How to account for this facet of life behind the Iron Curtain?
Consider Ana Durcheva from Bulgaria, who was 65 when I first met her in 2011. Having lived her first 43 years under Communism, she often complained that the new free market hindered Bulgarians’ ability to develop healthy amorous relationships.
“Sure, some things were bad during that time, but my life was full of romance,” she said. “After my divorce, I had my job and my salary, and I didn’t need a man to support me. I could do as I pleased.”
Ms. Durcheva was a single mother for many years, but she insisted that her life before 1989 was more gratifying than the stressful existence of her daughter, who was born in the late 1970s.

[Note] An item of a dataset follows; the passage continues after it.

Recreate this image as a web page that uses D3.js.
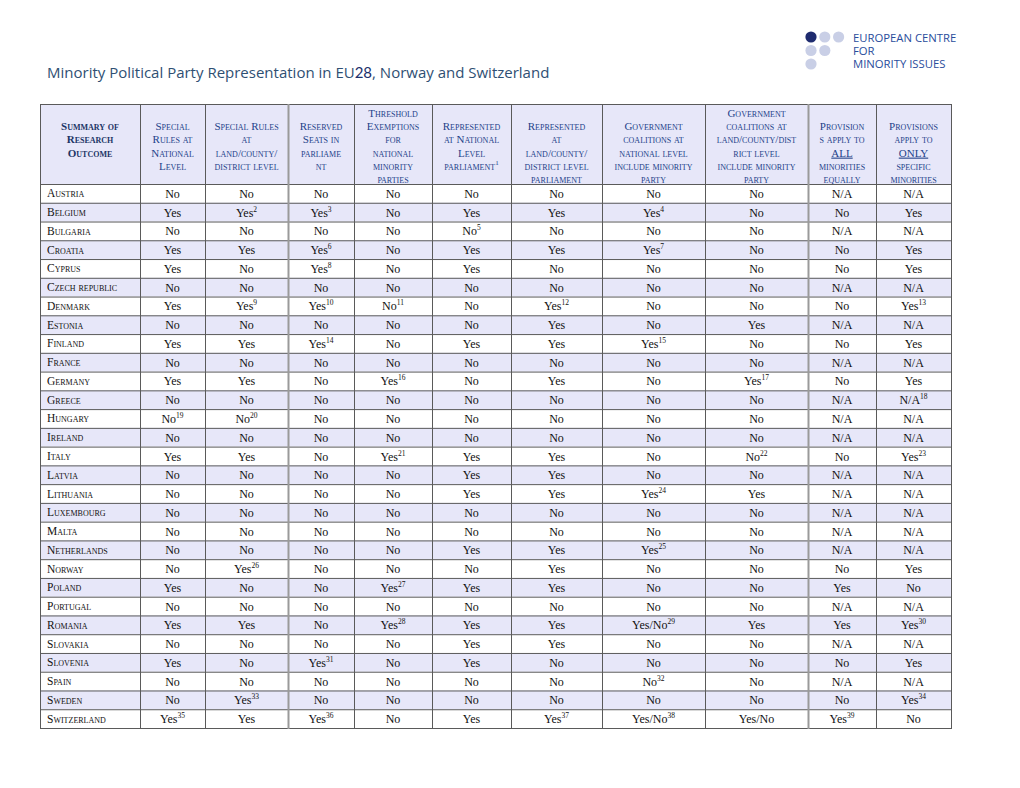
<!DOCTYPE html>
<html><head><meta charset="utf-8">
<script src="https://cdn.jsdelivr.net/npm/d3@7"></script>
<style>
html,body{margin:0;padding:0;background:#fff;}
svg{display:block;}
</style></head>
<body>
<svg id="c" width="1020" height="788"></svg>
<script>
// ---------- DATA ----------
const countries = ["Austria","Belgium","Bulgaria","Croatia","Cyprus","Czech republic","Denmark","Estonia","Finland","France","Germany","Greece","Hungary","Ireland","Italy","Latvia","Lithuania","Luxembourg","Malta","Netherlands","Norway","Poland","Portugal","Romania","Slovakia","Slovenia","Spain","Sweden","Switzerland"];

const headerLines = [
  ["Summary of","Research","Outcome"],
  ["Special","Rules at","National","Level"],
  ["Special Rules","at","land/county/","district level"],
  ["Reserved","Seats in","parliame","nt"],
  ["Threshold","Exemptions","for","national","minority","parties"],
  ["Represented","at National","Level","parliament^1"],
  ["Represented","at","land/county/","district level","parliament"],
  ["Government","coalitions at","national level","include minority","party"],
  ["Government","coalitions at","land/county/dist","rict level","include minority","party"],
  ["Provision","s apply to","_ALL","minorities","equally"],
  ["Provisions","apply to","_ONLY","specific","minorities"]
];

const specialNational = ["No","Yes","No","Yes","Yes","No","Yes","No","Yes","No","Yes","No","No^19","No","Yes","No","No","No","No","No","No","Yes","No","Yes","No","Yes","No","No","Yes^35"];
const specialDistrict = ["No","Yes^2","No","Yes","No","No","Yes^9","No","Yes","No","Yes","No","No^20","No","Yes","No","No","No","No","No","Yes^26","No","No","Yes","No","No","No","Yes^33","Yes"];
const reservedSeats   = ["No","Yes^3","No","Yes^6","Yes^8","No","Yes^10","No","Yes^14","No","No","No","No","No","No","No","No","No","No","No","No","No","No","No","No","Yes^31","No","No","Yes^36"];
const thresholdExempt = ["No","No","No","No","No","No","No^11","No","No","No","Yes^16","No","No","No","Yes^21","No","No","No","No","No","No","Yes^27","No","Yes^28","No","No","No","No","No"];
const reprNational    = ["No","Yes","No^5","Yes","Yes","No","No","No","Yes","No","No","No","No","No","Yes","Yes","Yes","No","No","Yes","No","Yes","No","Yes","Yes","Yes","No","No","Yes"];
const reprDistrict    = ["No","Yes","No","Yes","No","No","Yes^12","Yes","Yes","No","Yes","No","No","No","Yes","Yes","Yes","No","No","Yes","Yes","Yes","No","Yes","Yes","No","No","No","Yes^37"];
const govNational     = ["No","Yes^4","No","Yes^7","No","No","No","No","Yes^15","No","No","No","No","No","No","No","Yes^24","No","No","Yes^25","No","No","No","Yes/No^29","No","No","No^32","No","Yes/No^38"];
const govDistrict     = ["No","No","No","No","No","No","No","Yes","No","No","Yes^17","No","No","No","No^22","No","Yes","No","No","No","No","No","No","Yes","No","No","No","No","Yes/No"];
const applyAll        = ["N/A","No","N/A","No","No","N/A","No","N/A","No","N/A","No","N/A","N/A","N/A","No","N/A","N/A","N/A","N/A","N/A","No","Yes","N/A","Yes","N/A","No","N/A","No","Yes^39"];
const applyOnly       = ["N/A","Yes","N/A","Yes","Yes","N/A","Yes^13","N/A","Yes","N/A","Yes","N/A^18","N/A","N/A","Yes^23","N/A","N/A","N/A","N/A","N/A","Yes","No","N/A","Yes^30","N/A","Yes","N/A","Yes^34","No"];

const valueColumns = [specialNational, specialDistrict, reservedSeats, thresholdExempt, reprNational, reprDistrict, govNational, govDistrict, applyAll, applyOnly];

// ---------- LAYOUT ----------
const colEdges = [40,140,205,288,354,432,511,602,705,808,876,951];
const tableTop = 104, headerBottom = 184, tableBottom = 728;
const shade = "#e7e7f9";
const serif = "'Liberation Serif','Times New Roman',serif";

const svg = d3.select("#c");

// Title
const title = svg.append("text").attr("x",47).attr("y",78)
  .attr("font-family","'Open Sans',sans-serif").attr("font-size",15)
  .attr("fill","#2f4f73");
title.append("tspan").text("Minority Political Party Representation in EU");
title.append("tspan").attr("fill","#1b2f6b").attr("font-family","Lato,sans-serif").text("28");
title.append("tspan").text(", Norway and Switzerland");

// Logo
const dots = [[0,0,true],[1,0,false],[2,0,false],[0,1,false],[1,1,false],[0,2,false]];
svg.append("g").selectAll("circle").data(dots).join("circle")
  .attr("cx",d=>811+d[0]*13.8).attr("cy",d=>37+d[1]*13.5).attr("r",5.6)
  .attr("fill",d=>d[2]?"#1e2b6e":"#c9cfe6");
svg.append("g").selectAll("text").data(["EUROPEAN CENTRE","FOR","MINORITY ISSUES"]).join("text")
  .attr("x",853).attr("y",(d,i)=>41.5+i*13.3)
  .attr("font-family","'Open Sans',sans-serif").attr("font-size",11.3)
  .attr("fill","#2a4c9c").text(d=>d);

// Scales
const y = d3.scaleBand().domain(countries).range([headerBottom, tableBottom]);
const colX = d3.scaleOrdinal().domain(d3.range(11)).range(colEdges.slice(0,11));
const colW = i => colEdges[i+1]-colEdges[i];

// Backgrounds
svg.append("rect").attr("x",40).attr("y",tableTop).attr("width",911).attr("height",headerBottom-tableTop).attr("fill",shade);
svg.append("g").selectAll("rect").data(countries.filter((c,i)=>i%2===1)).join("rect")
  .attr("x",40).attr("y",d=>y(d)).attr("width",911).attr("height",y.bandwidth()).attr("fill",shade);

// Header text
function addRich(sel, str){
  let underline=false;
  if(str.startsWith("_")){underline=true;str=str.slice(1);}
  const parts = str.split("^");
  const t = sel.append("tspan").text(parts[0]);
  if(underline) t.attr("text-decoration","underline");
  if(parts[1]){
    sel.append("tspan").attr("font-size",7).attr("dy",-5).attr("font-variant","normal").text(parts[1]);
  }
}
headerLines.forEach((lines,ci)=>{
  const n = lines.length;
  const start = 130 - Math.max(0,n-5)*13.3;
  lines.forEach((ln,li)=>{
    const t = svg.append("text")
      .attr("x", colX(ci)+colW(ci)/2).attr("y", start+li*13.3)
      .attr("text-anchor","middle")
      .attr("font-family",serif).attr("font-size",11)
      .style("font-variant","small-caps")
      .attr("font-weight", ci===0?"bold":"normal")
      .attr("fill", ci===0?"#1c3566":"#24428a");
    addRich(t, ln);
  });
});

// Country labels
svg.append("g").selectAll("text").data(countries).join("text")
  .attr("x",47).attr("y",d=>y(d)+y.bandwidth()/2+4)
  .attr("font-family",serif).attr("font-size",11.5)
  .style("font-variant","small-caps").attr("fill","#111").text(d=>d);

// Values
valueColumns.forEach((col,k)=>{
  const ci = k+1;
  svg.append("g").selectAll("text").data(col).join("text")
    .attr("x", colX(ci)+colW(ci)/2)
    .attr("y",(d,i)=>y(countries[i])+y.bandwidth()/2+4.5)
    .attr("text-anchor","middle")
    .attr("font-family",serif).attr("font-size",12).attr("fill","#111")
    .each(function(d){
      const parts=d.split("^");
      const s=d3.select(this);
      s.append("tspan").text(parts[0]);
      if(parts[1]) s.append("tspan").attr("font-size",7.5).attr("dy",-5).text(parts[1]);
    });
});

// Grid lines
const grid = svg.append("g");
const hLines = [tableTop, headerBottom].concat(countries.map(c=>y(c)+y.bandwidth()));
grid.selectAll("line.h").data(hLines).join("line").attr("class","h")
  .attr("x1",40).attr("x2",951).attr("y1",d=>d+0.5).attr("y2",d=>d+0.5)
  .attr("stroke","#5a5a5a").attr("stroke-width",1);
grid.selectAll("line.v").data(colEdges).join("line").attr("class","v")
  .attr("x1",d=>d+0.5).attr("x2",d=>d+0.5).attr("y1",tableTop).attr("y2",tableBottom+1)
  .attr("stroke",(d,i)=>(i===3||i===9)?"#9a9a9a":"#5a5a5a")
  .attr("stroke-width",(d,i)=>(i===3||i===9)?2:1);
</script>
</body></html>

“All she does is work and work,” Ms. Durcheva told me in 2013, “and when she comes home at night she is too tired to be with her husband. But it doesn’t matter, because he is tired, too. They sit together in front of the television like zombies. When I was her age, we had much more fun.”
Last year in Jena, a university town in the former East Germany, I spoke with a recently married 30-something named Daniela Gruber. Her own mother — born and raised under the Communist system — was putting pressure on Ms. Gruber to have a baby.
“She doesn’t understand how much harder it is now — it was so easy for women before the Wall fell,” she told me, referring to the dismantling of the Berlin Wall in 1989. “They had kindergartens and crèches, and they could take maternity leave and have their jobs held for them. I work contract to contract, and don’t have time to get pregnant.”
This generational divide between daughters and mothers who reached adulthood on either side of 1989 supports the idea that women had more fulfilling lives during the Communist era. And they owed this quality of life, in part, to the fact that these regimes saw women’s emancipation as central to advanced “scientific socialist” societies, as they saw themselves.